Egypt has long set the paradigm for Arab autocracy. It is the keeper of the peace with Israel and the cornerstone of the American-backed regional order. So when Egyptians rose up to demand democracy in 2011, their thirty months of freedom convulsed the whole region.
Now a new strongman, Abdel Fattah el-Sisi, is building a dictatorship so severe some call it totalitarian. The economy sputters, an insurgency simmers, Christians suffer, and the Israeli military has been forced to intervene. But some in Washington—including President Trump—applaud Sisi as a crucial ally.
Kirkpatrick lived with his family in Cairo through the revolution, the coup and the bloodshed that followed. Then he returned to Washington to uncover the American role in the tragedy.

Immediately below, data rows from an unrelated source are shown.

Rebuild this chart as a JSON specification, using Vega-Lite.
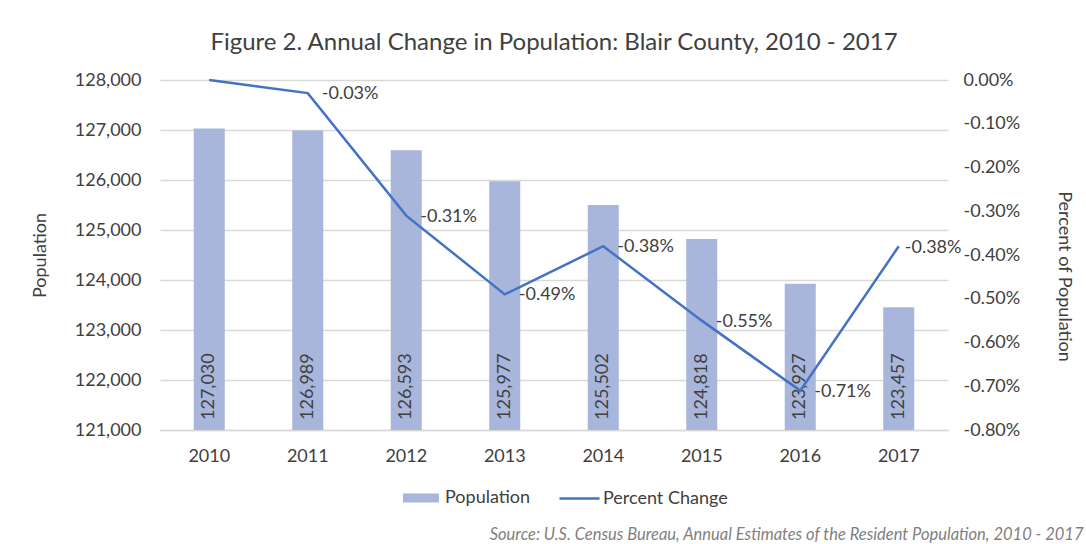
{
  "$schema": "https://vega.github.io/schema/vega-lite/v6.json",
  "width": 788,
  "height": 350,
  "autosize": "none",
  "padding": {"left": 160, "top": 80, "right": 138, "bottom": 114},
  "background": "white",
  "config": {
    "view": {"stroke": null},
    "font": "Lato",
    "locale": {"number": {"decimal": ".", "thousands": ",", "grouping": [3], "currency": ["$", ""], "minus": "-"}},
    "axis": {"labelFont": "Lato", "titleFont": "Lato", "labelColor": "#404040", "titleColor": "#404040"},
    "legend": {"labelFont": "Lato", "labelColor": "#404040"}
  },
  "title": {
    "text": "Figure 2. Annual Change in Population: Blair County, 2010 - 2017",
    "font": "Lato",
    "fontSize": 24,
    "fontWeight": "normal",
    "color": "#404040",
    "anchor": "middle",
    "offset": 16
  },
  "data": {
    "values": [
      {"year": "2010", "population": 127030, "pct": 0},
      {"year": "2011", "population": 126989, "pct": -0.0003},
      {"year": "2012", "population": 126593, "pct": -0.0031},
      {"year": "2013", "population": 125977, "pct": -0.0049},
      {"year": "2014", "population": 125502, "pct": -0.0038},
      {"year": "2015", "population": 124818, "pct": -0.0055},
      {"year": "2016", "population": 123927, "pct": -0.0071},
      {"year": "2017", "population": 123457, "pct": -0.0038}
    ]
  },
  "encoding": {
    "x": {
      "field": "year",
      "type": "nominal",
      "sort": null,
      "scale": {"paddingInner": 0, "paddingOuter": 0},
      "axis": {
        "labelAngle": 0,
        "labelFontSize": 18,
        "labelPadding": 17,
        "ticks": false,
        "grid": false,
        "domainColor": "#D9D9D9",
        "domainWidth": 1.5,
        "title": "Source: U.S. Census Bureau, Annual Estimates of the Resident Population, 2010 - 2017",
        "titleFontStyle": "italic",
        "titleFontWeight": "normal",
        "titleFontSize": 16.5,
        "titleColor": "#7F7F7F",
        "titleAlign": "right",
        "titleAnchor": "end",
        "titleX": 923,
        "titleY": 104,
        "titleBaseline": "middle"
      }
    }
  },
  "layer": [
    {
      "layer": [
        {
          "mark": {"type": "bar", "width": {"band": 0.315}},
          "encoding": {
            "y": {
              "field": "population",
              "type": "quantitative",
              "scale": {"domain": [121000, 128000], "nice": false, "zero": false},
              "axis": {
                "title": "Population",
                "values": [121000, 122000, 123000, 124000, 125000, 126000, 127000, 128000],
                "format": ",d",
                "labelFontSize": 18,
                "labelPadding": 19,
                "ticks": false,
                "domain": false,
                "grid": true,
                "gridColor": "#D9D9D9",
                "gridWidth": 1.5,
                "titleFontSize": 18,
                "titleFontWeight": "normal",
                "titleX": -120,
                "titleY": 175,
                "titleAngle": -90,
                "titleAlign": "center",
                "titleBaseline": "middle"
              }
            },
            "y2": {"datum": 121000},
            "fill": {
              "datum": "Population",
              "scale": {"range": ["#A9B6DC"]},
              "legend": {
                "title": null,
                "orient": "none",
                "legendX": 243,
                "legendY": 400,
                "padding": 0,
                "symbolType": "M-1,-0.25H1V0.25H-1Z",
                "symbolSize": 1296,
                "symbolStrokeWidth": 0,
                "labelFontSize": 18,
                "labelOffset": 6
              }
            }
          }
        },
        {
          "mark": {"type": "text", "angle": 270, "align": "left", "baseline": "middle", "dx": 10, "fontSize": 18, "color": "#404040", "font": "Lato"},
          "encoding": {
            "y": {"datum": 121000, "type": "quantitative"},
            "text": {"field": "population", "type": "quantitative", "format": ",d"}
          }
        }
      ]
    },
    {
      "layer": [
        {
          "mark": {"type": "line", "strokeWidth": 2.5},
          "encoding": {
            "y": {
              "field": "pct",
              "type": "quantitative",
              "scale": {"domain": [-0.008, 0], "nice": false, "zero": false},
              "axis": {
                "orient": "right",
                "title": "Percent of Population",
                "values": [0, -0.001, -0.002, -0.003, -0.004, -0.005, -0.006, -0.007, -0.008],
                "format": ".2%",
                "labelFontSize": 18,
                "labelPadding": 15,
                "ticks": false,
                "domain": false,
                "grid": false,
                "titleFontSize": 18,
                "titleFontWeight": "normal",
                "titleX": 115,
                "titleY": 196,
                "titleAngle": 90,
                "titleAlign": "center",
                "titleBaseline": "middle"
              }
            },
            "stroke": {
              "datum": "Percent Change",
              "scale": {"range": ["#4472C4"]},
              "legend": {
                "title": null,
                "orient": "none",
                "legendX": 398,
                "legendY": 397,
                "padding": 0,
                "symbolType": "stroke",
                "symbolSize": 1600,
                "symbolStrokeWidth": 2.5,
                "labelFontSize": 18,
                "labelOffset": 2
              }
            }
          }
        },
        {
          "transform": [{"filter": "datum.year != '2010' && datum.year != '2017'"}],
          "mark": {"type": "text", "align": "left", "baseline": "middle", "dx": 14, "dy": 1, "fontSize": 18, "color": "#404040", "font": "Lato"},
          "encoding": {
            "y": {"field": "pct", "type": "quantitative"},
            "text": {"field": "pct", "type": "quantitative", "format": ".2%"}
          }
        },
        {
          "transform": [{"filter": "datum.year == '2017'"}],
          "mark": {"type": "text", "align": "left", "baseline": "middle", "dx": 6, "dy": 2, "fontSize": 18, "color": "#404040", "font": "Lato"},
          "encoding": {
            "y": {"field": "pct", "type": "quantitative"},
            "text": {"field": "pct", "type": "quantitative", "format": ".2%"}
          }
        }
      ]
    }
  ],
  "resolve": {"scale": {"y": "independent"}}
}
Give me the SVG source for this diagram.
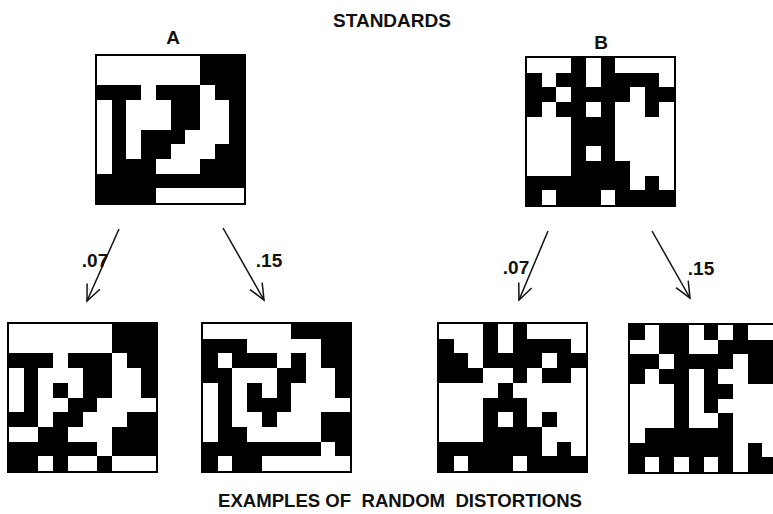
<svg xmlns="http://www.w3.org/2000/svg" width="773" height="514" viewBox="0 0 773 514">
<style>
.lbl{font-family:"Liberation Sans","DejaVu Sans",sans-serif;font-weight:bold;fill:#111;}
.frame{fill:#000;}
.w{fill:#fff;shape-rendering:crispEdges;}
.arr{stroke:#111;stroke-width:1.5;fill:none;}
</style>
<defs>
<marker id="head" markerUnits="userSpaceOnUse" markerWidth="30" markerHeight="30" refX="0" refY="0" viewBox="-20 -15 30 30" orient="auto">
<path d="M -16 -7 L 0 0 L -16 7" stroke="#111" stroke-width="1.5" fill="none"/>
</marker>
</defs>
<rect width="773" height="514" fill="#fff"/>
<text class="lbl" x="392" y="27" font-size="19" text-anchor="middle">STANDARDS</text>
<text class="lbl" x="173" y="44" font-size="19" text-anchor="middle">A</text>
<text class="lbl" x="601" y="49" font-size="19" text-anchor="middle">B</text>

<g id="gridA">
<rect class="frame" x="95" y="54" width="151" height="151"/>
<g transform="translate(97,56) scale(14.7)">
<rect class="w" x="0" y="0" width="7" height="2"/>
<rect class="w" x="3" y="2" width="1" height="1"/>
<rect class="w" x="7" y="2" width="1" height="1"/>
<rect class="w" x="0" y="3" width="1" height="5"/>
<rect class="w" x="2" y="3" width="3" height="2"/>
<rect class="w" x="7" y="3" width="2" height="2"/>
<rect class="w" x="2" y="5" width="1" height="2"/>
<rect class="w" x="6" y="5" width="3" height="1"/>
<rect class="w" x="5" y="6" width="3" height="1"/>
<rect class="w" x="4" y="7" width="3" height="1"/>
<rect class="w" x="4" y="9" width="6" height="1"/>
</g>
</g>

<g id="gridB">
<rect class="frame" x="525" y="56" width="151" height="151"/>
<g transform="translate(527,58) scale(14.7)">
<rect class="w" x="0" y="0" width="3" height="1"/>
<rect class="w" x="4" y="0" width="1" height="2"/>
<rect class="w" x="6" y="0" width="4" height="1"/>
<rect class="w" x="1" y="1" width="1" height="1"/>
<rect class="w" x="9" y="1" width="1" height="1"/>
<rect class="w" x="2" y="2" width="1" height="1"/>
<rect class="w" x="7" y="2" width="1" height="2"/>
<rect class="w" x="1" y="3" width="1" height="1"/>
<rect class="w" x="4" y="3" width="1" height="1"/>
<rect class="w" x="6" y="3" width="1" height="1"/>
<rect class="w" x="9" y="3" width="1" height="1"/>
<rect class="w" x="0" y="4" width="3" height="4"/>
<rect class="w" x="6" y="4" width="4" height="3"/>
<rect class="w" x="4" y="6" width="1" height="1"/>
<rect class="w" x="7" y="7" width="3" height="1"/>
<rect class="w" x="7" y="8" width="1" height="1"/>
<rect class="w" x="9" y="8" width="1" height="1"/>
<rect class="w" x="1" y="9" width="1" height="1"/>
<rect class="w" x="5" y="9" width="1" height="1"/>
</g>
</g>

<g id="distA07">
<rect class="frame" x="7" y="322" width="151" height="151"/>
<g transform="translate(9,324) scale(14.7)">
<rect class="w" x="0" y="0" width="7" height="2"/>
<rect class="w" x="3" y="2" width="1" height="1"/>
<rect class="w" x="7" y="2" width="1" height="1"/>
<rect class="w" x="0" y="3" width="1" height="3"/>
<rect class="w" x="2" y="3" width="1" height="4"/>
<rect class="w" x="3" y="3" width="2" height="1"/>
<rect class="w" x="4" y="4" width="1" height="1"/>
<rect class="w" x="3" y="5" width="1" height="1"/>
<rect class="w" x="7" y="3" width="2" height="2"/>
<rect class="w" x="6" y="5" width="4" height="1"/>
<rect class="w" x="5" y="6" width="3" height="1"/>
<rect class="w" x="0" y="7" width="2" height="1"/>
<rect class="w" x="4" y="7" width="3" height="1"/>
<rect class="w" x="6" y="8" width="1" height="1"/>
<rect class="w" x="2" y="9" width="1" height="1"/>
<rect class="w" x="4" y="9" width="2" height="1"/>
<rect class="w" x="7" y="9" width="3" height="1"/>
</g>
</g>

<g id="distA15">
<rect class="frame" x="201" y="322" width="151" height="151"/>
<g transform="translate(203,324) scale(14.7)">
<rect class="w" x="0" y="0" width="6" height="1"/>
<rect class="w" x="3" y="1" width="5" height="1"/>
<rect class="w" x="1" y="2" width="1" height="1"/>
<rect class="w" x="5" y="2" width="1" height="1"/>
<rect class="w" x="7" y="2" width="1" height="1"/>
<rect class="w" x="2" y="3" width="3" height="1"/>
<rect class="w" x="7" y="3" width="2" height="1"/>
<rect class="w" x="0" y="4" width="1" height="4"/>
<rect class="w" x="2" y="4" width="1" height="3"/>
<rect class="w" x="4" y="4" width="1" height="1"/>
<rect class="w" x="6" y="4" width="3" height="1"/>
<rect class="w" x="6" y="5" width="4" height="1"/>
<rect class="w" x="3" y="6" width="1" height="1"/>
<rect class="w" x="5" y="6" width="3" height="1"/>
<rect class="w" x="3" y="7" width="5" height="1"/>
<rect class="w" x="8" y="8" width="1" height="1"/>
<rect class="w" x="1" y="9" width="1" height="1"/>
<rect class="w" x="4" y="9" width="6" height="1"/>
</g>
</g>

<g id="distB07">
<rect class="frame" x="437" y="322" width="151" height="151"/>
<g transform="translate(439,324) scale(14.7)">
<rect class="w" x="0" y="0" width="3" height="1"/>
<rect class="w" x="4" y="0" width="1" height="2"/>
<rect class="w" x="6" y="0" width="4" height="1"/>
<rect class="w" x="1" y="1" width="2" height="1"/>
<rect class="w" x="9" y="1" width="1" height="1"/>
<rect class="w" x="2" y="2" width="1" height="1"/>
<rect class="w" x="7" y="2" width="1" height="1"/>
<rect class="w" x="3" y="3" width="2" height="1"/>
<rect class="w" x="6" y="3" width="1" height="4"/>
<rect class="w" x="9" y="3" width="1" height="6"/>
<rect class="w" x="0" y="4" width="4" height="1"/>
<rect class="w" x="5" y="4" width="1" height="1"/>
<rect class="w" x="7" y="4" width="2" height="2"/>
<rect class="w" x="0" y="5" width="3" height="3"/>
<rect class="w" x="4" y="6" width="1" height="1"/>
<rect class="w" x="8" y="6" width="1" height="1"/>
<rect class="w" x="7" y="7" width="2" height="1"/>
<rect class="w" x="7" y="8" width="1" height="1"/>
<rect class="w" x="1" y="9" width="1" height="1"/>
<rect class="w" x="5" y="9" width="1" height="1"/>
</g>
</g>

<g id="distB15">
<rect class="frame" x="628" y="323" width="151" height="151"/>
<g transform="translate(630,325) scale(14.7)">
<rect class="w" x="1" y="0" width="1" height="2"/>
<rect class="w" x="4" y="0" width="1" height="2"/>
<rect class="w" x="6" y="0" width="1" height="1"/>
<rect class="w" x="8" y="0" width="2" height="1"/>
<rect class="w" x="0" y="1" width="1" height="1"/>
<rect class="w" x="5" y="1" width="1" height="1"/>
<rect class="w" x="2" y="2" width="1" height="1"/>
<rect class="w" x="7" y="2" width="1" height="8"/>
<rect class="w" x="1" y="3" width="1" height="1"/>
<rect class="w" x="4" y="3" width="1" height="4"/>
<rect class="w" x="6" y="3" width="1" height="1"/>
<rect class="w" x="0" y="4" width="3" height="3"/>
<rect class="w" x="8" y="4" width="2" height="4"/>
<rect class="w" x="6" y="5" width="1" height="1"/>
<rect class="w" x="5" y="6" width="1" height="1"/>
<rect class="w" x="0" y="7" width="1" height="1"/>
<rect class="w" x="9" y="8" width="1" height="1"/>
<rect class="w" x="1" y="9" width="1" height="1"/>
<rect class="w" x="3" y="9" width="1" height="1"/>
<rect class="w" x="5" y="9" width="1" height="1"/>
</g>
</g>

<g id="connectors">
<line class="arr" x1="119" y1="229" x2="87" y2="301" marker-end="url(#head)"/>
<line class="arr" x1="223" y1="228" x2="264" y2="300" marker-end="url(#head)"/>
<line class="arr" x1="548" y1="231" x2="519" y2="300" marker-end="url(#head)"/>
<line class="arr" x1="652" y1="231" x2="690" y2="298" marker-end="url(#head)"/>
<text class="lbl" x="95" y="267" font-size="19" text-anchor="middle">.07</text>
<text class="lbl" x="269" y="267" font-size="19" text-anchor="middle">.15</text>
<text class="lbl" x="516" y="274" font-size="19" text-anchor="middle">.07</text>
<text class="lbl" x="701" y="275" font-size="19" text-anchor="middle">.15</text>
</g>

<text class="lbl" x="218" y="507" font-size="19" textLength="364" lengthAdjust="spacingAndGlyphs" xml:space="preserve">EXAMPLES OF  RANDOM  DISTORTIONS</text>
</svg>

His heartbreaking story is essential to understanding the Middle East today.
PUBLISHERS WEEKLY
When New York Times correspondent Kirkpatrick arrived in Egypt in late 2010, it seemed like an easy, almost idyllic assignment of studying Arabic and attending dinner parties; "the experts in Washington had all assured me that nothing else interesting would happen." It was not to be, and the resulting story is as much about the cluelessness of those so-called experts as about the Egyptians whose improbable revolution was overtaken by violence, sectarianism, and venality. Kirkpatrick recounts how dueling power centers and ideologies in the American government produced a "schizophrenia... so open that Egyptian generals complained about it to their Pentagon contacts." Although the Muslim Brotherhood had been Egypt's primary opposition for decades and quickly eclipsed the liberals who led the revolution, the U.S. embassy refused to meet with their leaders even after the White House ordered it to, "too anxious about being seen with the Brothers, and too unsure of which ones to call." In the end, Kirkpatrick musters little hope for Egypt, where the security services murder citizens indiscriminately and feel "they must put themselves above the law in order to save it." Though Kirkpatrick lacks the insight into Egyptian political life that many local writers have brought to this subject, this dark chronicle adeptly weaves his personal experiences of the tumult with criticism of the flatfooted American response.